If the server and client are running in a domain environment you could use transport security with Windows authentication (you're using tcp binding, so interoperability is out the window anyway!) The added bonus to this is the authentication is transparent and you don't need any certificates anywhere. If you want verfication of the server identity then message security with Windows authentication will do the trick.
I've got project in production which is similar to your scenario. I have a Windows Service hosting endpoints via netTCPBinding and I used x509 certs... although in my case, the intent was to encrypt both the transport and message layers, as I was crossing over untrusted security boundaries. I was less concerned with providing authentication/authorization other than requiring the certificate be present.
Similar to your intranet scenarios (I'm assuming), I had authority over the server and client machines at installation time... or at least could dictate some of the terms of installation.
Rather than purchase the x509 certs and burden the client with that expense, I opted to roll our own. We set up one of our Win2003 servers to be a CA, issuing our own Certification Authority cert. We then generated an x509 cert for the server, as well as individual x509 certs for the clients.
The client and server certs were installed on both clients and server (as appropriate) into the personal user store at the computer level. We also installed our CA cert directly into the Trusted Root Certification Authorities section, thus making our client and server certs trusted.
Because I was less concerned with authentication/authorization, I don't know what to recommend as a best practice for dealing with binding certs to individual users and going more granular than machine-level (my solution was windows service to windows service communication -- completely unattended). I would think you'd need a cert for each user, installing it into their personal user store in the certificates MMC. The runtime implementation will be guided by how you configure WCF to do the cert lookup, so it should be fairly easy.
Throughout the process, I relied heavily on what I'd learned from this great CodeProject article: Securing WCF Services with Certificates. It walks you through generating/installing the certs. The sample WCF applicatoin is IIS-hosted, but I was able to pretty easily translate the config sections from web.config to app.config.
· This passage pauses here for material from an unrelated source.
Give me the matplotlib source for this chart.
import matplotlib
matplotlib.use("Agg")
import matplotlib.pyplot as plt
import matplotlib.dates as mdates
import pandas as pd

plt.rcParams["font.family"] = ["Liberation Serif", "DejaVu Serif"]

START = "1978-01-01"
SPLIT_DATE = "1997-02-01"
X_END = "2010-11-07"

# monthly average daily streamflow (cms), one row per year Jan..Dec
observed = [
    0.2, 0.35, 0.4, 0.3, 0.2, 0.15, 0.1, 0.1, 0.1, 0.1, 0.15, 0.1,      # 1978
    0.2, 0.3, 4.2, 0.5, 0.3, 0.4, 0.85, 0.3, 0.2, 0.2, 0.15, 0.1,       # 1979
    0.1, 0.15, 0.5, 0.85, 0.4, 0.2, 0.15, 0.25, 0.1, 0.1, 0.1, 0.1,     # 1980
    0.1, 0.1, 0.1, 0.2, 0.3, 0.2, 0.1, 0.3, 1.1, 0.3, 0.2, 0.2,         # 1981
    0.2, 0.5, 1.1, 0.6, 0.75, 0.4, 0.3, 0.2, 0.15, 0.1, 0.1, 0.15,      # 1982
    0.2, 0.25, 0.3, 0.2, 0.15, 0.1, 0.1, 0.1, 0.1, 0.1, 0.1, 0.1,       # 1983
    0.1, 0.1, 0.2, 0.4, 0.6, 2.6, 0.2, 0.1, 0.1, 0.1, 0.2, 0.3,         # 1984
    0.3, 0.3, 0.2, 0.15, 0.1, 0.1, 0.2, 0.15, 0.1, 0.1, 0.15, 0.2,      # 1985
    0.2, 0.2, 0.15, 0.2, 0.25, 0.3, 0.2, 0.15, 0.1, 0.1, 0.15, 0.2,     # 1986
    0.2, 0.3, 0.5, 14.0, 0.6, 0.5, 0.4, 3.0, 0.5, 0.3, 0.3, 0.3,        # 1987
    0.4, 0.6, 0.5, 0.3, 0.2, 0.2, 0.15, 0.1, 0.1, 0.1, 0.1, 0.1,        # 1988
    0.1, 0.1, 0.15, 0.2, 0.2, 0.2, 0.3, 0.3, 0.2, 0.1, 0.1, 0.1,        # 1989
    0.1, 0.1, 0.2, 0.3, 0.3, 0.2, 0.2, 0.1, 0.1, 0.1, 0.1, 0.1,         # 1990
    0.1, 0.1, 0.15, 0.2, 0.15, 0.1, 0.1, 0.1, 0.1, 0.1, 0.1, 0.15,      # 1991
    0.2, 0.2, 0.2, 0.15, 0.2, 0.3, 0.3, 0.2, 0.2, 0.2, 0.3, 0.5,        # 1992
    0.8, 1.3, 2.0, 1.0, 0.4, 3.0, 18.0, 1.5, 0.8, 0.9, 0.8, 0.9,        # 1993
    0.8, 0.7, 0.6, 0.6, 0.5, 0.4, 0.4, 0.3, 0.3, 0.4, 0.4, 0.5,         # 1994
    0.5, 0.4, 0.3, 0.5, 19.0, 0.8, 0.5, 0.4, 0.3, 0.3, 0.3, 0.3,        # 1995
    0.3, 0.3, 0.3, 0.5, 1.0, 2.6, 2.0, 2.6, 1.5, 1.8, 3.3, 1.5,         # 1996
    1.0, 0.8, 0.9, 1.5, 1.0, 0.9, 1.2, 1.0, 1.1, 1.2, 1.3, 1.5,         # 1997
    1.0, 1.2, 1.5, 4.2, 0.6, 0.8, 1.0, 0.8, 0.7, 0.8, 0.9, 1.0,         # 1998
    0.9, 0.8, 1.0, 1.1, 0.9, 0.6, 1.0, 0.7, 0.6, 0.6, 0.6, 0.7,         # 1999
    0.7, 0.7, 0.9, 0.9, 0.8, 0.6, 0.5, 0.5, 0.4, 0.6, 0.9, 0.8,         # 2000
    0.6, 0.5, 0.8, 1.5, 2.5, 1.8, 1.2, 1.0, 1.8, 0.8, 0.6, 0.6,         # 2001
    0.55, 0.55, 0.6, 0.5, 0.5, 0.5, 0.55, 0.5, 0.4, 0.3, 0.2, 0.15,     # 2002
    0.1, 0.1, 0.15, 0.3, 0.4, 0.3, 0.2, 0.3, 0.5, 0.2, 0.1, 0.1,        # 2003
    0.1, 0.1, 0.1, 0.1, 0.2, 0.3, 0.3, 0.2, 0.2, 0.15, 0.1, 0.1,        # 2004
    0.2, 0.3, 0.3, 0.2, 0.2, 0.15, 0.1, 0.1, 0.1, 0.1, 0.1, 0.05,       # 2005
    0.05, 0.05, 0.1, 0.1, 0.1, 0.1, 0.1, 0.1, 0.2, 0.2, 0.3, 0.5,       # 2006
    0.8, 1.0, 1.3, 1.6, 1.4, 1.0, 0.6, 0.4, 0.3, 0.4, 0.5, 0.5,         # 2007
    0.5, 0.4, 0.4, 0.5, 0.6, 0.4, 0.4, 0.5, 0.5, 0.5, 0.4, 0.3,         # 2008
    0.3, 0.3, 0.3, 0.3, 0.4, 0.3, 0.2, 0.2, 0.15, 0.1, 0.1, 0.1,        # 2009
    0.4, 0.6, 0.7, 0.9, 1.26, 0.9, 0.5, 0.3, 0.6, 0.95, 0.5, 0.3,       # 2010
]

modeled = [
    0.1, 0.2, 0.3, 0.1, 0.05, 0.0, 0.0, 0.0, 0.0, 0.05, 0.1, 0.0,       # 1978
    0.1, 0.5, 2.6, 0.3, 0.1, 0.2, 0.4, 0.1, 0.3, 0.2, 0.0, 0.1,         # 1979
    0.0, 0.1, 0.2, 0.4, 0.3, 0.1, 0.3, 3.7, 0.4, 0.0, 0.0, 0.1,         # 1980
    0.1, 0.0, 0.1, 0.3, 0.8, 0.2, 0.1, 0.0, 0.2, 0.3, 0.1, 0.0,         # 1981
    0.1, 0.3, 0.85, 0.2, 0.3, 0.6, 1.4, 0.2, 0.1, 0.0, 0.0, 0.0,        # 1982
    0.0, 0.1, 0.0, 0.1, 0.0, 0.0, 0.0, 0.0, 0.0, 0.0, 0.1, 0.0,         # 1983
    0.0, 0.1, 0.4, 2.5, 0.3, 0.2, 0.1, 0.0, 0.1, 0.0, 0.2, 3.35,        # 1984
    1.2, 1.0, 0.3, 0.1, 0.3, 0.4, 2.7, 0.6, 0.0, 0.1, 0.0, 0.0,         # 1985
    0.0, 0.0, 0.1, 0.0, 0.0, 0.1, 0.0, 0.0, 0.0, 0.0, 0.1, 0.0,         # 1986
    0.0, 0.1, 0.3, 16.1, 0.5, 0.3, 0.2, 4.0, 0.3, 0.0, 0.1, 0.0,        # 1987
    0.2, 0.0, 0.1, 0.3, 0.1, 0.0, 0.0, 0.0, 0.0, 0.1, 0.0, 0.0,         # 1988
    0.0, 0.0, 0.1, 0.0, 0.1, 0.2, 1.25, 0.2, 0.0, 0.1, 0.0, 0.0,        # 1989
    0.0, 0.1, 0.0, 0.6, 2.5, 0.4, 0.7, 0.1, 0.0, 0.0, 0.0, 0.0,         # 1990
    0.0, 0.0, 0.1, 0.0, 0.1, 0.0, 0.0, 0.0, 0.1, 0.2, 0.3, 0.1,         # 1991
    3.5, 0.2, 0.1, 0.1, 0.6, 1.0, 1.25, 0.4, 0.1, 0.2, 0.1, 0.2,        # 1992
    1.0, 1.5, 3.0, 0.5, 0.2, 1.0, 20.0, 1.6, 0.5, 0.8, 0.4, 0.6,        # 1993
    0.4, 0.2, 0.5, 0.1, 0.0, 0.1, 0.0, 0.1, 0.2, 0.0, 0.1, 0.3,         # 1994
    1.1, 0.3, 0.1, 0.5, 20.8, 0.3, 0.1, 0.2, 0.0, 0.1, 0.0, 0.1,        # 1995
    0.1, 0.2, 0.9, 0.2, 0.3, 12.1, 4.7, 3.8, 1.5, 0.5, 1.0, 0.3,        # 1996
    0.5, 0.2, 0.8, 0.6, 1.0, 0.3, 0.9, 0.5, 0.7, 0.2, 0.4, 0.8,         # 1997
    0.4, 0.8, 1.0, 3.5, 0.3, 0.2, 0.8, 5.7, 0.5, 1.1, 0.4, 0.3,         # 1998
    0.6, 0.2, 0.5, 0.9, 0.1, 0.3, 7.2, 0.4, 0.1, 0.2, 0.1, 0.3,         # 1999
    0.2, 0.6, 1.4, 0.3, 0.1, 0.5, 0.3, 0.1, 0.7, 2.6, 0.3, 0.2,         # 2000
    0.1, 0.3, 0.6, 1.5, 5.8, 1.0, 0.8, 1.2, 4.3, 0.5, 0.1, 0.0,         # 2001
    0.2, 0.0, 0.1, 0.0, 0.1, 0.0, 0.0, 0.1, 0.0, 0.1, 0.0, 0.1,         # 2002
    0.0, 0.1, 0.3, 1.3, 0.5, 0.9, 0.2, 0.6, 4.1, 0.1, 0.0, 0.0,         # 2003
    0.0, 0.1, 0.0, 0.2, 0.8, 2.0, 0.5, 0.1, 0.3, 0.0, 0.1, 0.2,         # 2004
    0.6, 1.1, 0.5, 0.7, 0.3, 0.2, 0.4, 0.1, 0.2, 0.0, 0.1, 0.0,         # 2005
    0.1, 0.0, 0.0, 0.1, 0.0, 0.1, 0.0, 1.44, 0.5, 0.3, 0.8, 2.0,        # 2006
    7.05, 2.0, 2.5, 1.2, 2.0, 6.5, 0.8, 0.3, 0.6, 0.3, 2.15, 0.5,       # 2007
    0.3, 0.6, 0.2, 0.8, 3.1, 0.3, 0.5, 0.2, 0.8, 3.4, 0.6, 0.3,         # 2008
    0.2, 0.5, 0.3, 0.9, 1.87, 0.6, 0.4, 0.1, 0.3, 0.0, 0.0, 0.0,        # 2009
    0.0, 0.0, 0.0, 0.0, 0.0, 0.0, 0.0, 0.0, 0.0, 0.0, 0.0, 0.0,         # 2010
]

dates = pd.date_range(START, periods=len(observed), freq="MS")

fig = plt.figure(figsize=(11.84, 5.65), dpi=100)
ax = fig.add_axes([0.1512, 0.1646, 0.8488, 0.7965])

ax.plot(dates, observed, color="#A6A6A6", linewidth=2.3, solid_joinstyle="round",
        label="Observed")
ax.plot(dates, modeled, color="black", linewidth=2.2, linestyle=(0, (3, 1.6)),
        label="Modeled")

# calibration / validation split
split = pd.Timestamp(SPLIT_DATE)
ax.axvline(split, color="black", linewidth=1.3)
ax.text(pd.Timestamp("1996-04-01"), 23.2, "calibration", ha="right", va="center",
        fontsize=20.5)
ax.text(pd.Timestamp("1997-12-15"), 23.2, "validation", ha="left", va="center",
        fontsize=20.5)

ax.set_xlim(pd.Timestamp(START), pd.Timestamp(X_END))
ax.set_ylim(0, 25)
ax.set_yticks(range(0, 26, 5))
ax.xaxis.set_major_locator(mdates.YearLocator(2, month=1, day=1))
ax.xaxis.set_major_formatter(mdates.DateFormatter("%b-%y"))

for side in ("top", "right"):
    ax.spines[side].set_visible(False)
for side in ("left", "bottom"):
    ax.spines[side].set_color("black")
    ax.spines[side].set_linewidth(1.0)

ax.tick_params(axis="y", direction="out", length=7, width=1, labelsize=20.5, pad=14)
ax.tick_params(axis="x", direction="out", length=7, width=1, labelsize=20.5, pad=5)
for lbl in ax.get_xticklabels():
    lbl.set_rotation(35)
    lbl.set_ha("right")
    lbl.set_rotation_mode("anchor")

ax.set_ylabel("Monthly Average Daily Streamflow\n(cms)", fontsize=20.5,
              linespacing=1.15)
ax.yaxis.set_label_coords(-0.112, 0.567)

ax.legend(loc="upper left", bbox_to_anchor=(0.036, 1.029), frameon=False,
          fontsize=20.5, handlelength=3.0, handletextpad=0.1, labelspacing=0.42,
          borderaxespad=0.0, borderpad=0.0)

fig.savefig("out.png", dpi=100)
In my case, I exposed the Web interface for requesting certificates in Win2003 to the web itself, so the client could request certificates directly in the future. We have approval control, so it works well. I haven't had a need to generate new certs yet, so I can't say how much friction that would entail.
If your going to be crossing firewall boundaries then certificates are going to be your best solution. I don't know much about the specifics about applications for certificates or your application. Unfortunately, as far as i know, i think you will have to help them apply for certificates or they will have to do it their self unless they want to undertake in the process of installing their own certificate server. If the app will be internal then windows authentication will work and is VERY easy but if you think your going to have clients that user your application across firewall boundaries then you might as well invest the time in using certificates because certificates will work everywhere. Now there is something called federated security where you delegate the permission of authentication to another entity. I think this is used if say you have to domains and you want to delegate permission say of someone on another domain that is not on your domain to their domain but its pretty complex and my understanding of its very limited but by the sound of your requirements certificates is the way to go.